The most sophisticated language models can explain quantum mechanics, draft legal briefs, and compose poetry in the style of Keats. What they cannot do is catch a ball, feel the weight of a coffee mug, or understand why stubbing your toe hurts. This is not a temporary limitation awaiting the next training run. It represents a fundamental gap between intelligence as we have built it and intelligence as we experience it.

Human cognition is not a disembodied process that happens to reside in a skull. It is shaped, moment by moment, by the fact that we are physical creatures navigating a physical world. When you read the word "heavy," your brain activates regions associated with lifting. When you think about the future, you literally lean forward, however imperceptibly. Meaning, for humans, is grounded in the body.

The symbol grounding problem returns

Philosophers have debated this territory for decades. John Searle's Chinese Room argument, proposed in 1980, suggested that manipulating symbols according to rules does not constitute understanding. The response from AI researchers was often dismissive — surely enough symbols, enough rules, enough data would bridge the gap. Large language models have tested that hypothesis at unprecedented scale. They have ingested more text than any human could read in a thousand lifetimes. Yet they remain, in a precise sense, ungrounded.

When a language model uses the word "cold," it has learned statistical associations: cold appears near winter, ice, shiver, uncomfortable. What it lacks is the phenomenological anchor — the memory of breath visible in frigid air, the ache of fingers losing feeling, the relief of stepping indoors. This is not sentimentality. Research in cognitive science suggests that such embodied associations are not decorative additions to meaning but constitutive of it.

Why robotics has not solved this

The obvious response is to give AI a body. Robotics companies have made remarkable progress: machines that walk, run, flip, and manipulate objects with increasing dexterity. But bolting a language model onto a robot does not automatically produce embodied understanding. The robot's sensors generate data; the model processes symbols. The integration remains shallow.

True sensorimotor grounding would require something more radical: learning from the ground up through physical interaction, the way an infant spends years building intuitive physics before uttering a first word. Current approaches largely skip this developmental process, treating physical capability as an engineering problem separate from cognitive architecture. The result is systems that can perform impressive physical feats while remaining, in their reasoning, as disembodied as ever.

What this means for AI's future

None of this implies that language models are useless — they are demonstrably powerful tools for tasks involving text. But it does suggest boundaries to what text-trained systems can achieve. Tasks requiring genuine physical intuition, real-time adaptation to novel environments, or understanding rooted in bodily experience may remain stubbornly difficult.
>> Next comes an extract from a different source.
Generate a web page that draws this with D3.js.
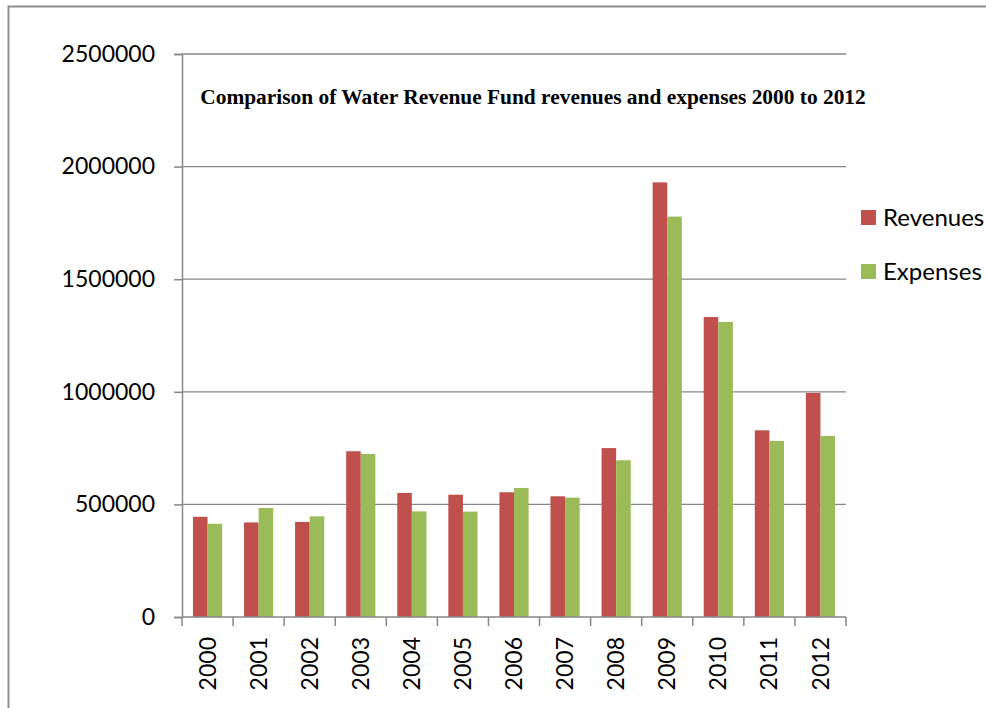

The path to artificial general intelligence, if such a thing is possible, likely runs through the body, not around it.

Our take

The AI industry's focus on ever-larger language models has produced astonishing capabilities and equally astonishing blind spots. The embodiment problem is not a bug to be patched in version 5.0; it is a structural feature of how these systems were built. Acknowledging this is not pessimism — it is clarity. The most useful AI will come from understanding what these tools actually are, rather than projecting onto them capacities they do not possess. Intelligence without a body is intelligence of a very particular, and very limited, kind.